Certes, des résultats positifs existent et sont plus importants qu’on ne le laisse entendre : on constate une augmentation des exportations de 10 %, une réduction du déficit public hors charge de la dette de 9 % du PIB à 2,5 % et une réduction importante du déficit de la balance des paiements ainsi que la récupération en deux ans des gains de productivité perdus en dix ans. Mais ces résultats indiquent surtout que les sacrifices supplémentaires demandés à ceux-là mêmes qui ont été le plus durement touchés par les mesures d’austérité sont excessifs et injustifiés.
Les gouvernements se succèdent et sont désavoués. N’y a-t-il pas aussi un problème politique ?
Tous les plans ont été injustes socialement et moralement : ils font payer les retraités et les salariés du privé et du public, qui sont les seuls à avoir toujours déclaré l’intégralité de leurs revenus. Ceux qui ont fraudé sont en très grande partie amnistiés ou épargnés par la contribution au redressement des finances publiques, alors qu’ils sont en grande partie responsables de la crise. De plus, les dépenses qui auraient dû être diminuées en priorité, comme l’armement, sont sous la pression des pays créanciers et sont elles aussi épargnées, alors que des dépenses essentielles, tels les médicaments, sont radicalement réduites.

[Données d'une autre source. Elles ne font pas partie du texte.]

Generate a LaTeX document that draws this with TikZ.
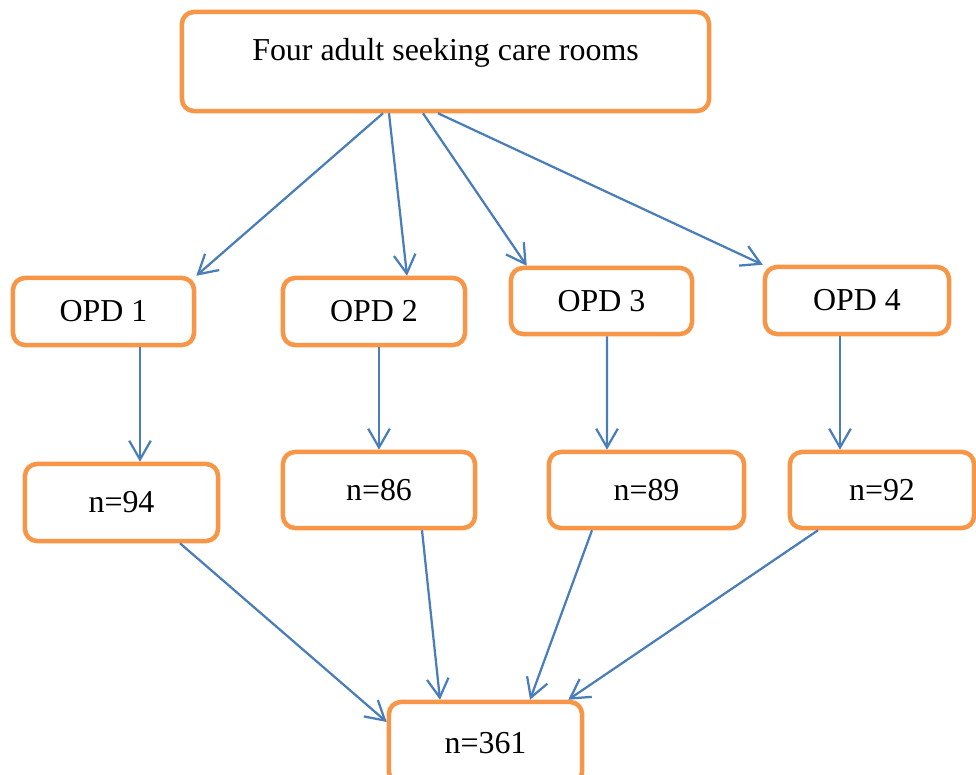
\documentclass[tikz,border=0pt]{standalone}
\usepackage{fontspec}
\setmainfont{Liberation Serif}
\usepackage{xcolor}
\usepackage{tikz}
\usetikzlibrary{calc, arrows.meta, positioning}

\definecolor{boxorange}{RGB}{247,150,70}
\definecolor{arrowblue}{RGB}{74,126,187}

\tikzset{
    stagebox/.style={draw=boxorange, line width=3.2pt, rounded corners=3mm,
        fill=white, inner sep=0pt, font=\fontsize{22.7}{27}\selectfont},
    flow/.style={draw=arrowblue, line width=1.6pt,
        -{Straight Barb[length=4.7mm, width=5.4mm]}}
}

\begin{document}
\begin{tikzpicture}[x=0.025cm, y=-0.025cm]
    \useasboundingbox (0,0) rectangle (976,775);

    % Ô trên cùng
    \node[stagebox, minimum width=13.175cm, minimum height=2.475cm,
          text height=0.55cm, text depth=0.6cm] (rooms) at (445.5,61.5)
          {Four adult seeking care rooms};

    % Các phòng khám
    \node[stagebox, minimum width=4.525cm, minimum height=1.675cm] (opd1) at (103.5,311.5) {OPD 1};
    \node[stagebox, minimum width=4.55cm,  minimum height=1.675cm] (opd2) at (374,311.5) {OPD 2};
    \node[stagebox, minimum width=4.525cm, minimum height=1.65cm]  (opd3) at (601.5,301) {OPD 3};
    \node[stagebox, minimum width=4.6cm,   minimum height=1.675cm] (opd4) at (857,300.5) {OPD 4};

    % Số người mỗi phòng
    \node[stagebox, minimum width=4.825cm, minimum height=1.925cm] (n1) at (121.5,502.5) {n=94};
    \node[stagebox, minimum width=4.8cm,   minimum height=1.9cm]   (n2) at (379,490) {n=86};
    \node[stagebox, minimum width=4.875cm, minimum height=1.9cm]   (n3) at (646.5,490) {n=89};
    \node[stagebox, minimum width=4.6cm,   minimum height=1.9cm]   (n4) at (882,490) {n=92};

    % Tổng
    \node[stagebox, minimum width=4.825cm, minimum height=2.05cm] (total) at (485.5,743) {n=361};

    % Mũi tên xuống các phòng
    \draw[flow] ($(rooms.south)+(-62.5,0)$) -- (opd1.north east);
    \draw[flow] ($(rooms.south)+(-56.5,0)$) -- ($(opd2.north)+(33,0)$);
    \draw[flow] ($(rooms.south)+(-22.5,0)$) -- ($(opd3.north west)+(18,0)$);
    \draw[flow] ($(rooms.south)+(-7.5,0)$) -- (opd4.north west);

    \draw[flow] ($(opd1.south)+(36.5,0)$) -- ($(n1.north)+(18.5,0)$);
    \draw[flow] ($(opd2.south)+(5,0)$) -- (n2.north);
    \draw[flow] ($(opd3.south)+(5.5,0)$) -- ($(n3.north)+(-39.5,0)$);
    \draw[flow] ($(opd4.south)+(-17,0)$) -- ($(n4.north)+(-42,0)$);

    % Gộp lại
    \draw[flow] ($(n1.south)+(58.5,0)$) -- ($(total.west)+(0,-21)$);
    \draw[flow] ($(n2.south)+(43,0)$) -- ($(total.north)+(-45.5,0)$);
    \draw[flow] ($(n3.south)+(-54.5,0)$) -- ($(total.north)+(44.5,0)$);
    \draw[flow] ($(n4.south)+(-64,0)$) -- ($(total.north east)+(-16,0)$);

\end{tikzpicture}
\end{document}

Personne, y compris parmi ceux qui ont voté ces mesures pour éviter une faillite qui les effraie, ne voit en elles un espoir de salut. Tous espèrent seulement gagner du temps en attendant qu’une Europe différente (peut-être après les élections françaises et allemandes) ose proposer les bonnes solutions qui remettront les intérêts financiers et les intérêts des pays à leur place, et permettront à la Grèce et à l’Europe de continuer d’exister.